Qualified One Way Cost Shifting ("QOCS") now applies to all injury claims, except where a CFA was signed prior to 1 April 2013. As the new rules bed in, the full extent of the effect of QOCS is beginning to be seen. It is generally accepted that this principle will spread to other areas of litigation once its success (or otherwise) has been measured. All litigators should take note, but for the moment only Injury litigators have the happy experience of working within this new costs regime.
What is QOCS protection? If a Claimant never puts a foot wrong in an injury case and then loses completely then the Claimant will not have to pay the Defendant's costs Does a Claimant have little to fear from litigation? Was that was the intention of QOCS.
The position is not quite that simple; failure to beat a Part 36 offer can defeat QOCS protection. In such cases the normal costs order will apply, i.e. that that the Claimant does pay the Defendant's costs incurred since the expiry of the relevant period for acceptance of the Part 36 offer. The effect of QOCS will be to restrict the enforcement of that costs order.
A common misconception about QOCS is that the order to pay costs is limited to the amount of damages. This is not the case, it is the enforcement of the order that is limited to the level of the Claimant's damages. Worryingly for the Claimant's lawyer is the doctrine of set off (see CPR 44.12). This means that if the Defendant is awarded costs of £5,000, but the Claimant's damages are only £3,000, the shortfall of £2,000 can be set off against the Claimant's costs, incurred before the -Part 36 was made.
The effect of this should see Claimants and their lawyers being far less bullish about the margin of error they are prepared to risk when Part 36 offers are made by Defendants.
It should also be remembered that QOCS only applies if the case goes to a contested hearing. The issue does not arise in settled matters.
S.57 - There is now an additional feature in the Defendant's arsenal. For cases issued on or after 13 April 2015, Section 57 of the Criminal Justice and Courts Act 2015 will apply. Some believe that this undermines the whole concept of QOCS. Section 57 contains the 'Fundamental Dishonesty' test, widely reported and much feared by Claimant litigators.
In this brave new world a Defendant could admit primary liability and yet still pay no damages and receive their costs in full if the court can be persuaded on the balance of probabilities that any element of the primary or related claim was Fundamental Dishonesty. If Fundamental Dishonesty is found then the court must still assess the level of damages the Claimant would have been awarded. The Defendant's costs are then assessed and set off against the assessed damages, and the balance is to be paid by the Claimant to the Defendant.

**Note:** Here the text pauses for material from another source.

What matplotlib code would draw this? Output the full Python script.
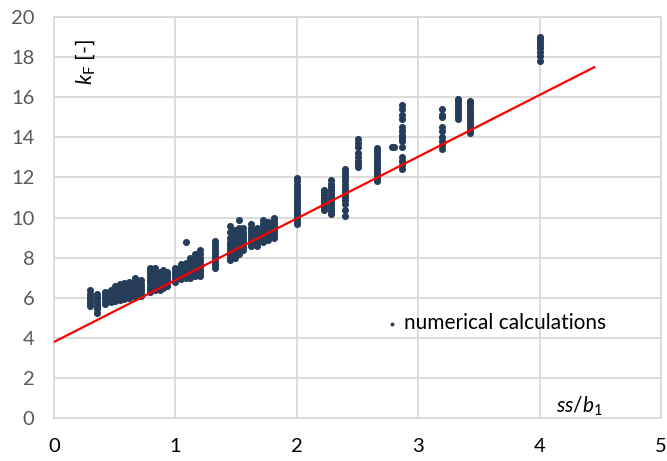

Whilst widespread satellite litigation is anticipated, the Court of Appeal has provided an indication of where the 'bar' lies in the recent case of Hayward v Zurich Insurance Company plc , in which it was held that exaggeration for financial gain is fraud. If Fundamental Dishonesty is less than fraud, any claim exaggerated for financial gain arguable must be fundamentally dishonest.
Section 57 states that the whole claim MUST be dismissed if there is fundamental dishonesty in relation to any part of it. Lawyers should be advising their Claimant clients that even if they 'win' they may be deprived of all of their damages and be ordered to pay the other side's costs, probably on an indemnity basis. This is not the protection that QOCS promised Claimants.

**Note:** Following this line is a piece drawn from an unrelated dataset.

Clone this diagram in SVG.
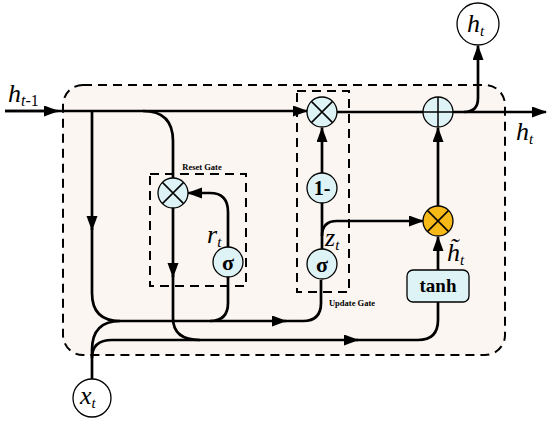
<svg xmlns="http://www.w3.org/2000/svg" width="550" height="422" viewBox="0 0 550 422">
<defs>
<marker id="ah" markerWidth="16" markerHeight="12" refX="14" refY="5.5" orient="auto" markerUnits="userSpaceOnUse">
<path d="M0,0 L15,5.5 L0,11 z" fill="#000"/>
</marker>
<style>
.ln{fill:none;stroke:#000;stroke-width:2.7}
.arr{fill:none;stroke:#000;stroke-width:2.7;marker-end:url(#ah)}
.dash{fill:none;stroke:#000;stroke-width:2;stroke-dasharray:9 6}
.op{fill:#ddf3f6;stroke:#000;stroke-width:1.3}
.sym{stroke:#000;stroke-width:1.5}
.it{font-family:"Liberation Serif",serif;font-style:italic;fill:#000}
.bd{font-family:"Liberation Serif",serif;font-weight:bold;fill:#000;text-anchor:middle}
.gl{font-family:"Liberation Serif",serif;font-weight:bold;font-size:8.5px;fill:#000;text-anchor:middle}
</style>
</defs>
<rect width="550" height="422" fill="#fff"/>
<g id="cell">
<rect x="63" y="85" width="442" height="270" rx="20" fill="#fcf6f2"/>
<rect x="63" y="85" width="442" height="270" rx="20" class="dash"/>
</g>
<g id="reset-gate">
<rect x="150" y="174" width="96" height="112" class="dash"/>
<text x="202" y="170" class="gl">Reset Gate</text>
</g>
<g id="update-gate">
<rect x="297" y="91" width="52" height="201" class="dash"/>
<text x="352" y="306" class="gl">Update Gate</text>
</g>
<g id="connectors">
<path d="M5,111 H58" class="arr"/>
<path d="M5,111 H307" class="arr"/>
<path d="M92,111 V230" class="arr"/>
<path d="M92,228 V293 Q92,321 120,321" class="ln"/>
<path d="M143,111 Q173,111 173,141 V178" class="ln"/>
<path d="M228,248 V212 Q228,193 210,193 H188" class="arr"/>
<path d="M173,208 V277" class="arr"/>
<path d="M173,275 V318 Q173,340 200,340" class="ln"/>
<path d="M228,276 V303 Q228,321 210,321" class="ln"/>
<path d="M92,379 V350 Q92,321 120,321" class="ln"/>
<path d="M92,358 Q92,340 112,340" class="ln"/>
<path d="M120,321 H286" class="arr"/>
<path d="M284,321 H303 Q321,321 321,303 V280" class="ln"/>
<path d="M112,340 H358" class="arr"/>
<path d="M356,340 H418 Q438,340 438,320 V302" class="ln"/>
<path d="M438,270 V237" class="arr"/>
<path d="M322,250 V203" class="ln"/>
<path d="M322,173 V128" class="arr"/>
<path d="M322,236 Q322,221 337,221 H423" class="arr"/>
<path d="M438,206 V128" class="arr"/>
<path d="M337,112 H546" class="arr"/>
<path d="M464,112 Q478,112 478,98 V46" class="arr"/>
</g>
<g id="reset-mult">
<circle cx="173" cy="193" r="15" class="op"/>
<path d="M162.4,182.4 L183.6,203.6 M183.6,182.4 L162.4,203.6" class="sym"/>
</g>
<g id="reset-sigma">
<circle cx="228" cy="262" r="15" class="op"/>
<text x="228" y="270" class="bd" font-size="22">σ</text>
</g>
<g id="update-mult">
<circle cx="322" cy="112" r="15" class="op"/>
<path d="M311.4,101.4 L332.6,122.6 M332.6,101.4 L311.4,122.6" class="sym"/>
</g>
<g id="one-minus">
<circle cx="322" cy="188" r="15" class="op"/>
<text x="322" y="195" class="bd" font-size="20">1-</text>
</g>
<g id="update-sigma">
<circle cx="322" cy="264" r="15" class="op"/>
<text x="322" y="272" class="bd" font-size="22">σ</text>
</g>
<g id="cand-mult">
<circle cx="438" cy="221" r="15" fill="#f6b917" stroke="#000" stroke-width="1.3"/>
<path d="M427.4,210.4 L448.6,231.6 M448.6,210.4 L427.4,231.6" class="sym"/>
</g>
<g id="tanh">
<rect x="407" y="270" width="62" height="32" rx="6" class="op"/>
<text x="438" y="292" class="bd" font-size="19">tanh</text>
</g>
<g id="add">
<circle cx="438" cy="112" r="15" class="op"/>
<path d="M423,112 H453 M438,97 V127" class="sym"/>
</g>
<g id="ht-out">
<circle cx="478" cy="24" r="21" fill="#fff" stroke="#000" stroke-width="1.3"/>
<text x="467" y="32" class="it" font-size="26">h<tspan font-size="15" dy="4">t</tspan></text>
</g>
<g id="xt-in">
<circle cx="92" cy="398" r="19" fill="#fff" stroke="#000" stroke-width="1.3"/>
<text x="80" y="404" class="it" font-size="26">x<tspan font-size="15" dy="4">t</tspan></text>
</g>
<g id="labels">
<text x="8" y="102" class="it" font-size="26">h<tspan font-size="16" dy="4">t</tspan><tspan font-size="16" font-style="normal">-1</tspan></text>
<text x="516" y="140" class="it" font-size="26">h<tspan font-size="15" dy="4">t</tspan></text>
<text x="207" y="243" class="it" font-size="26">r<tspan font-size="15" dy="4">t</tspan></text>
<text x="325" y="246" class="it" font-size="26">z<tspan font-size="15" dy="4">t</tspan></text>
<text x="447" y="261" class="it" font-size="26">h̃<tspan font-size="15" dy="4">t</tspan></text>
</g>
</svg>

The extent of the risk posed by Fundamental Dishonesty applications by Defendants is a risk that perhaps has not been factored into the premiums currently set by Legal Expenses Insurers. The introduction of QOCS saw premiums fall; will Claimants now find their premiums increase as the effect begins to filter into the market place?
The judicial feeling is that ANY exaggerated claim, no matter how small, will be considered Fundamentally Dishonest, but it remains to be seen how the courts will apply this new principle in practice or whether Claimants will be willing to take a case to court if the adverse risks are so draconian.
A Claimant cannot, however, escape the issue by filing a Notice of Discontinuance. The court can still direct in such cases that issues arising out of an allegation of fundamental dishonesty be determined even though the notice has not been set aside.
Does this mark the end of 'miscellaneous expenses' seen so often on schedules of loss in the past? Or the aspirational schedules that are regarded as a starting point for negotiation as opposed to a realistic statement of the true level of the claim?
This truly is a 'brave new world' for injury litigators. The initial fear is that QOCS would prompt more trials, with Claimants having little to lose by pressing on with poor cases. Our own experience here at Ashfords is that risk-based Part 36 offers are being accepted promptly and at a lower level than ever before. If that pattern persists and Claimants are proving to be cautious to test the new rules, it may be some time before the anticipated 'satellite litigation' is available to provide some judicial guidance on the application of these new rules.